**THE INPUT**
● ● ● ● ● ● ●
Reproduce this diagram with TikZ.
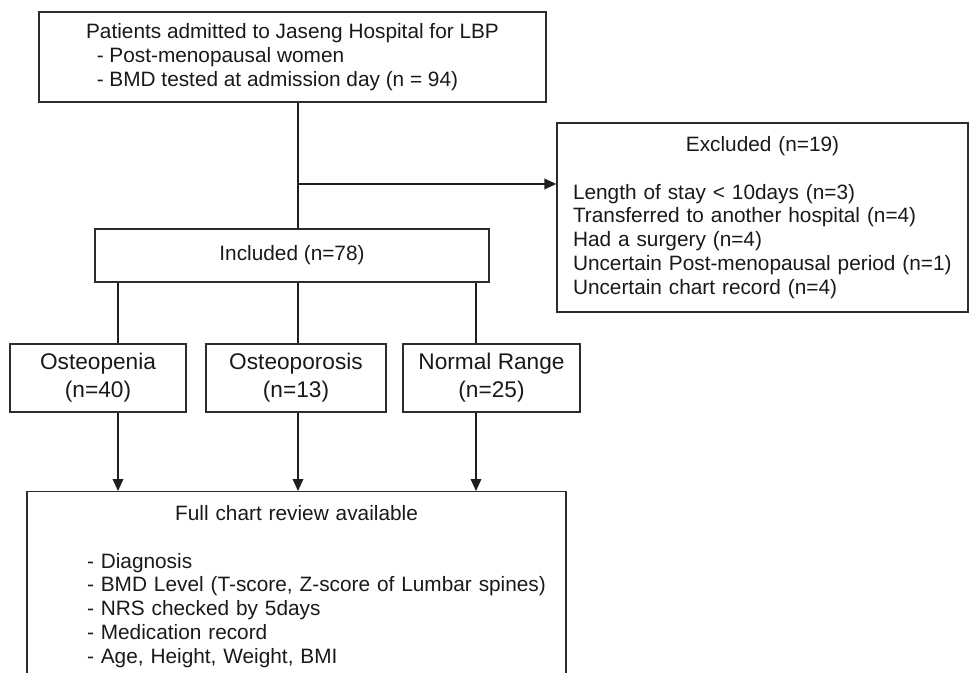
● ● ● ● ● ● ●
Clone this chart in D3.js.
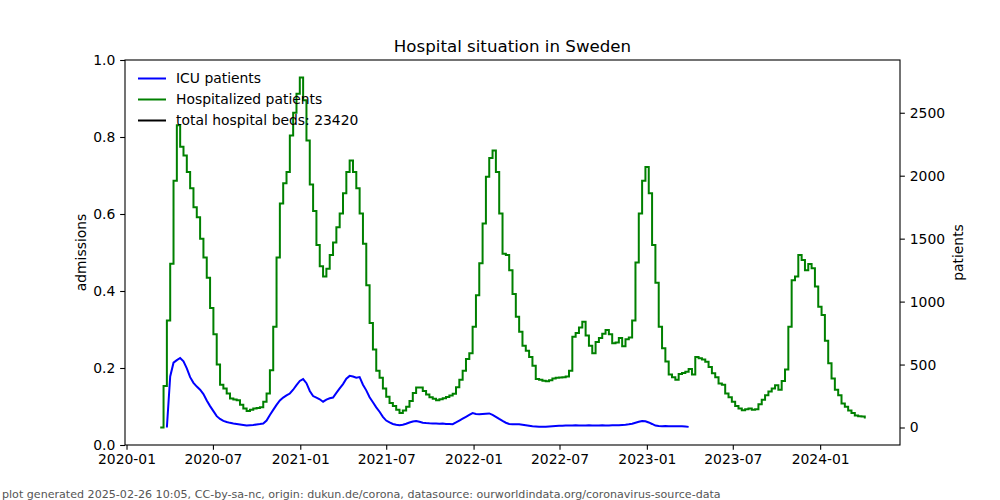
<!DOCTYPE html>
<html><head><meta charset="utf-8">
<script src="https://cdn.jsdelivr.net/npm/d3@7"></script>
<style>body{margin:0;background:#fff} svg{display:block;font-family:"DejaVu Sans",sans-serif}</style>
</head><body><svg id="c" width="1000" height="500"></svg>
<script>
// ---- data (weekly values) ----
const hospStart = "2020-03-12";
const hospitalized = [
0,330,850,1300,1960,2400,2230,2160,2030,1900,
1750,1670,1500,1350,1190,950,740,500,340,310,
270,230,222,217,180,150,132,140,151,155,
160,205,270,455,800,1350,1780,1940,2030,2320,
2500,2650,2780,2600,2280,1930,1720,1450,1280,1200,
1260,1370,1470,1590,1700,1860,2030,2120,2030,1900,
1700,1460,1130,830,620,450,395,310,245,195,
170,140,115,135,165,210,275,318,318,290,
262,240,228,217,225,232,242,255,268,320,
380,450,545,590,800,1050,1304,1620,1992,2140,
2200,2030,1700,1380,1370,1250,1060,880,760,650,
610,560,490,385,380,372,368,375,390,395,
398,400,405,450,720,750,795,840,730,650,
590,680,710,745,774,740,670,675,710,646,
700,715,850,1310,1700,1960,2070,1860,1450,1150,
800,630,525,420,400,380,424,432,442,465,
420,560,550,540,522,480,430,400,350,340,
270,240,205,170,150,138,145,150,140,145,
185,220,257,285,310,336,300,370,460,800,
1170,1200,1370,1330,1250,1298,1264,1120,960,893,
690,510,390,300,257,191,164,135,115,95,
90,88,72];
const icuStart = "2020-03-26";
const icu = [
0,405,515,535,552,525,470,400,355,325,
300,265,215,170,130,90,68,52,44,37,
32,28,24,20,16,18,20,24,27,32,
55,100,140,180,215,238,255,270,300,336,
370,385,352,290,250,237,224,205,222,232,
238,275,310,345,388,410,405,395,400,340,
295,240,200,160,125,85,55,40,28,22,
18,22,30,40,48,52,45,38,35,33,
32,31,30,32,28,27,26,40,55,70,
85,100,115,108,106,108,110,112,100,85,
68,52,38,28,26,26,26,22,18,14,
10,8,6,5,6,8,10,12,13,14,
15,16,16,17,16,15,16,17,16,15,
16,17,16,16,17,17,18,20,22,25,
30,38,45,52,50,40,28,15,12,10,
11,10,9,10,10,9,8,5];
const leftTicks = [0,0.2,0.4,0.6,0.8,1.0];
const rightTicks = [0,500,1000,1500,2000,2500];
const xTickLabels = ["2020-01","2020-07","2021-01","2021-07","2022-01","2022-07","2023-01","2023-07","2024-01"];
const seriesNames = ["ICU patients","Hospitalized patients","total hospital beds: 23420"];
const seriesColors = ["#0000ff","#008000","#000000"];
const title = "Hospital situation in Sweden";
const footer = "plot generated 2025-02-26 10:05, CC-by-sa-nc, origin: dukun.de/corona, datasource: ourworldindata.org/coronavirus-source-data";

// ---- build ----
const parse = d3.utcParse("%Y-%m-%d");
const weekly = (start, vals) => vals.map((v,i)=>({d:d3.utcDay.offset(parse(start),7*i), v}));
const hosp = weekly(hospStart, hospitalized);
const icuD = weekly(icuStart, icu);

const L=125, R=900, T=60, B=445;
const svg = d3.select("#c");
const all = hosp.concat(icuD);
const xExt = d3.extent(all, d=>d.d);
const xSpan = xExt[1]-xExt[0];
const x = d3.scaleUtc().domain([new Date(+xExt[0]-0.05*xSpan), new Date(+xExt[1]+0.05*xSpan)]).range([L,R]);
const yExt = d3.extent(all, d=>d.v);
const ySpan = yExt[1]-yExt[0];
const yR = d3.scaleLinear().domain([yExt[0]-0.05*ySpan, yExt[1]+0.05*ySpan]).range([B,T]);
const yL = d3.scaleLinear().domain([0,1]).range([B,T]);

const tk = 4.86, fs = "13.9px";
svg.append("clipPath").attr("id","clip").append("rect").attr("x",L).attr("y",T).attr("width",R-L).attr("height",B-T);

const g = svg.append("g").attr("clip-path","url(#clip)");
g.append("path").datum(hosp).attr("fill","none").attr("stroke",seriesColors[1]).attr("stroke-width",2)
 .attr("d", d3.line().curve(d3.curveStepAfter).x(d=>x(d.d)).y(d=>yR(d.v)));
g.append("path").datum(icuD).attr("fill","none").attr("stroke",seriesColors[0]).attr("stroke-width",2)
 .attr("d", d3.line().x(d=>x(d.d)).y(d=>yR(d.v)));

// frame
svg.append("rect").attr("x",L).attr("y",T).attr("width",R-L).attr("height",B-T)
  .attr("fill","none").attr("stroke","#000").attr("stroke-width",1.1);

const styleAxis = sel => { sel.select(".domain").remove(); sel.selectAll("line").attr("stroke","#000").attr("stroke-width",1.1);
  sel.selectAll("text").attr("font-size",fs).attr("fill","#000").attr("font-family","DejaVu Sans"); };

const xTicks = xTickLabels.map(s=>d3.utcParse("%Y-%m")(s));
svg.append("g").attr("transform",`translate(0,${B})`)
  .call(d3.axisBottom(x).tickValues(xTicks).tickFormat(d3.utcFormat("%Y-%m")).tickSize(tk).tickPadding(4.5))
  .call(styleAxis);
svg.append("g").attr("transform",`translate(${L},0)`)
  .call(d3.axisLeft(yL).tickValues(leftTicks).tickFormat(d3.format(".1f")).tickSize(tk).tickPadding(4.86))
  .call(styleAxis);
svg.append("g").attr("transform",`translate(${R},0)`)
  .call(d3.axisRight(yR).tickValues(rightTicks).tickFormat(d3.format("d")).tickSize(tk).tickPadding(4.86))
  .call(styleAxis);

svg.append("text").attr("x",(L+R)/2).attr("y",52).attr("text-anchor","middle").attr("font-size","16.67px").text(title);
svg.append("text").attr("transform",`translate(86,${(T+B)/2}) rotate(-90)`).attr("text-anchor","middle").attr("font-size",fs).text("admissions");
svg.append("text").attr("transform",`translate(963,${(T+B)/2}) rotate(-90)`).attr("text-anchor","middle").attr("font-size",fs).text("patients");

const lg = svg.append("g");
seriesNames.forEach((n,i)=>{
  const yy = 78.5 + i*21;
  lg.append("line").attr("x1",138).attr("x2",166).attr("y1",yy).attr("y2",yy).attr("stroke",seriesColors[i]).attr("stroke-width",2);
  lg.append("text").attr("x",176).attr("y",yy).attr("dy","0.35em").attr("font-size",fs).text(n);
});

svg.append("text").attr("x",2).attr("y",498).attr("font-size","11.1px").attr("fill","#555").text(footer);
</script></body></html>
● ● ● ● ● ● ●
**TASK INSTRUCTIONS**
Copy each line of the records above that carries the word "this".

**CORRECT OUTPUT**
Reproduce this diagram with TikZ.
Clone this chart in D3.js.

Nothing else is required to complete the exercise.